* Start Given data *

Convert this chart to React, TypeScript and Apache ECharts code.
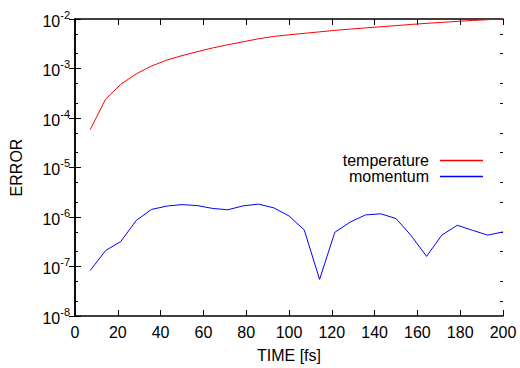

* End Given data *
* Start Given data *

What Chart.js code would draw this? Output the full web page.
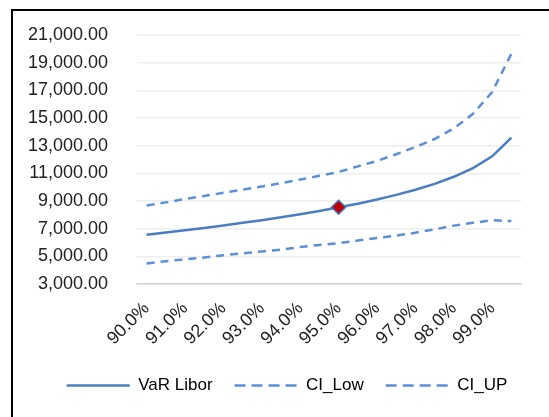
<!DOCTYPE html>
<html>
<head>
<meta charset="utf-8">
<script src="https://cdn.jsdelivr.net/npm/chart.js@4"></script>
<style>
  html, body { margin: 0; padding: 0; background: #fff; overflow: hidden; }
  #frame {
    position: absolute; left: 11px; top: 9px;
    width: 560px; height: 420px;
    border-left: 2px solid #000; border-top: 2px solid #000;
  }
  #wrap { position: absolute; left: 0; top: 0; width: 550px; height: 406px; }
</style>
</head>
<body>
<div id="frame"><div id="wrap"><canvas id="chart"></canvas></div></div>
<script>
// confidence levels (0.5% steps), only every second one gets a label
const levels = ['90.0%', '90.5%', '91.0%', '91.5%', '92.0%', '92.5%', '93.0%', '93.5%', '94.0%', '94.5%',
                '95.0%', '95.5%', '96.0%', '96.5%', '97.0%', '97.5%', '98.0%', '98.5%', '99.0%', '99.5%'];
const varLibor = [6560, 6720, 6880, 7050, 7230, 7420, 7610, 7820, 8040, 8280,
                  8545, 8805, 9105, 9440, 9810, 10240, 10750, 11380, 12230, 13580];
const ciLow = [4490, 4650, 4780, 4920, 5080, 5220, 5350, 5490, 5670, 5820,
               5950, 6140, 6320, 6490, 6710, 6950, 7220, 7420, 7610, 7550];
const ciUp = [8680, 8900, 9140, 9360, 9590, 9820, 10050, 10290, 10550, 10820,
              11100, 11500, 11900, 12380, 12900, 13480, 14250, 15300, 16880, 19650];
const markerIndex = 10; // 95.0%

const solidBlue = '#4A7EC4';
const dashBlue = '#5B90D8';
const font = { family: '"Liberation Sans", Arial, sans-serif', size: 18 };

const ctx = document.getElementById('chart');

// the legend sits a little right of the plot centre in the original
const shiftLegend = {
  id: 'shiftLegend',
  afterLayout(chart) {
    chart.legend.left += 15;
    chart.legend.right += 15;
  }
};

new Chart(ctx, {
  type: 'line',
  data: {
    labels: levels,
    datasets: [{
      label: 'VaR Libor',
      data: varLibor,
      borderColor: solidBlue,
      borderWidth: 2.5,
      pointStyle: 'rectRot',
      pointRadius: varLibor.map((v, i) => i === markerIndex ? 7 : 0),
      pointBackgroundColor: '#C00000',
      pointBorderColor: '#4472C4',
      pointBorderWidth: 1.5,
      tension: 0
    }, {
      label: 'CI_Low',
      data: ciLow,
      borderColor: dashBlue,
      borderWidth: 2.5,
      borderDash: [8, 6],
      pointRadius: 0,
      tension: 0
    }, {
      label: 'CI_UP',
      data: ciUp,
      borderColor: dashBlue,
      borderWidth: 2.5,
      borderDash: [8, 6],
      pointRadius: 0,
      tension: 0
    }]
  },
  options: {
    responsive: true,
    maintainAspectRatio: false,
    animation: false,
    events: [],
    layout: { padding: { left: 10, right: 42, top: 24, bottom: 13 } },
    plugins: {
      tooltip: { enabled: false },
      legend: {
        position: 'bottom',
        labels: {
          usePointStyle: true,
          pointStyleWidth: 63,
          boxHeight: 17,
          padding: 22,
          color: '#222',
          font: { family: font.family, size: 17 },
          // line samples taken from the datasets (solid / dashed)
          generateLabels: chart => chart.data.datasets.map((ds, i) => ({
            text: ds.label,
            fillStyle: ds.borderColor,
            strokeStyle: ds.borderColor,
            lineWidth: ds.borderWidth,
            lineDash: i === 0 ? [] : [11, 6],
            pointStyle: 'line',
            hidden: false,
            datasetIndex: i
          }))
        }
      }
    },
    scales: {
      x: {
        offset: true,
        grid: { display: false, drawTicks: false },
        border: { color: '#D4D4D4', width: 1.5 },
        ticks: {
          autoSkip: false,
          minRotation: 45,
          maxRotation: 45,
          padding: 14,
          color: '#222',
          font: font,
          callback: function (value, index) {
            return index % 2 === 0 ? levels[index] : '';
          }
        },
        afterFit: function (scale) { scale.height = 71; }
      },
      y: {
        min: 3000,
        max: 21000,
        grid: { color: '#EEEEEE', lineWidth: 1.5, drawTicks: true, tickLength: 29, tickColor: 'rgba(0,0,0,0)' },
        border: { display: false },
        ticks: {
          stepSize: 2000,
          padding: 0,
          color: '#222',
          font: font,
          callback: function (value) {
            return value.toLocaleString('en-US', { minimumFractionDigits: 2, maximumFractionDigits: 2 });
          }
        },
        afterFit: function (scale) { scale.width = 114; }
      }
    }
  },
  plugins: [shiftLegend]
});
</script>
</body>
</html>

* End Given data *
* Start Given data *

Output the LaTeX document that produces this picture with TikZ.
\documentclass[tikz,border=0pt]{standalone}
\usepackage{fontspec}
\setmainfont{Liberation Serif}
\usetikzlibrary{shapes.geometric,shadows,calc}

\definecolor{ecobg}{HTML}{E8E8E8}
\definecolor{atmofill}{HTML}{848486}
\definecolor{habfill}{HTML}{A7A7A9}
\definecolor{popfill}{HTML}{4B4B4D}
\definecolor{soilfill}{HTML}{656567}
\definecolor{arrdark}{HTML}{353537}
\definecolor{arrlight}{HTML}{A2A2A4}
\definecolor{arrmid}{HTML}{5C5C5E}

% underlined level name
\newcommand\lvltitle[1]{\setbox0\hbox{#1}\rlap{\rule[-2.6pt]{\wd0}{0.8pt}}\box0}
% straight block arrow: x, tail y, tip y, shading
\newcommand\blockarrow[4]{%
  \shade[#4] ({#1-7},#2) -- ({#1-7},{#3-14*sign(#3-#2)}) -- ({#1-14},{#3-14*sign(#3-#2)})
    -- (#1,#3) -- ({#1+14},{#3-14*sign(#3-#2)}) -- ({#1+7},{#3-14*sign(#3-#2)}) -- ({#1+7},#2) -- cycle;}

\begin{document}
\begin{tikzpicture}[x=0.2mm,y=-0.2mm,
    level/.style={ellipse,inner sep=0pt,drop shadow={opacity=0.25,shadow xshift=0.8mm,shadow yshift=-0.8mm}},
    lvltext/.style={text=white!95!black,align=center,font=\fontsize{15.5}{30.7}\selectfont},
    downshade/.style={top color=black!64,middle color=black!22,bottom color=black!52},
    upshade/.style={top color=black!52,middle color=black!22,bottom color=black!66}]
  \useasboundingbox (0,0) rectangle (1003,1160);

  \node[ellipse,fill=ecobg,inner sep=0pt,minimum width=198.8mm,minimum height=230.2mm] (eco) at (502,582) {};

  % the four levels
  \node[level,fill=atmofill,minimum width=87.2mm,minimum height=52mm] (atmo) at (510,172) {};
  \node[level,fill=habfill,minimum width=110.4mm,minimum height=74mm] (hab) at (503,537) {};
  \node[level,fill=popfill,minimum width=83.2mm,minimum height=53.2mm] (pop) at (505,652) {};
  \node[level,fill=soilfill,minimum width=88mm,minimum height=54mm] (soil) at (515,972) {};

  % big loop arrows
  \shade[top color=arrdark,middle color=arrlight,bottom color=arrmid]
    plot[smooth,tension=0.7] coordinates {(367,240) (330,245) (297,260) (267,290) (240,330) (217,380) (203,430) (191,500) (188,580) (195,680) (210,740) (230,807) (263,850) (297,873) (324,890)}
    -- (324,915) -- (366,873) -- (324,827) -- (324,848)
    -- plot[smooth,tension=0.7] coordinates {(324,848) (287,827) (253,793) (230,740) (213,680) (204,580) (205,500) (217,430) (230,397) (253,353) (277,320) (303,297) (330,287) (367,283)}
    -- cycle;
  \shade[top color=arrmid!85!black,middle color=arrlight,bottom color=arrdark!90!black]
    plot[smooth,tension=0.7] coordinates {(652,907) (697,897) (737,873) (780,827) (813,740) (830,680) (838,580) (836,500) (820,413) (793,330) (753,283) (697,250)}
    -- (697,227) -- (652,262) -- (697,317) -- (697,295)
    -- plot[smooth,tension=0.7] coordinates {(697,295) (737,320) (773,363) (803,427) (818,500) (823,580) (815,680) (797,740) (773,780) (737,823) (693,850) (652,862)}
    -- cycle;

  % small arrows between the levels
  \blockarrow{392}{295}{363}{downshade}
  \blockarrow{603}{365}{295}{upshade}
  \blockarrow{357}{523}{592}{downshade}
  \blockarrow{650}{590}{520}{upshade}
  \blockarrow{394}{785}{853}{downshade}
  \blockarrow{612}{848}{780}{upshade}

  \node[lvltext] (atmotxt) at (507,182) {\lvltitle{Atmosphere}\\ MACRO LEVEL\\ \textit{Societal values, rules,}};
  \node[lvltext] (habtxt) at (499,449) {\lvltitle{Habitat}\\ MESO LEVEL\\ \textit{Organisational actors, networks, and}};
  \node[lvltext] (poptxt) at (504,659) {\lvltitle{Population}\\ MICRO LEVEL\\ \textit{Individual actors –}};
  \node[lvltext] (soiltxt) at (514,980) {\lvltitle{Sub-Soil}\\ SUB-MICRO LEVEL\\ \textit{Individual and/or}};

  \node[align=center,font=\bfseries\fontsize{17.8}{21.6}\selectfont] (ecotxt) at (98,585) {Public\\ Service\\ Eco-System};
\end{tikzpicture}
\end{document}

* End Given data *

**The exercise**.
Your answer should be only a number: how many lines of the data above contain the string "this"?

**Solved exercise**.
3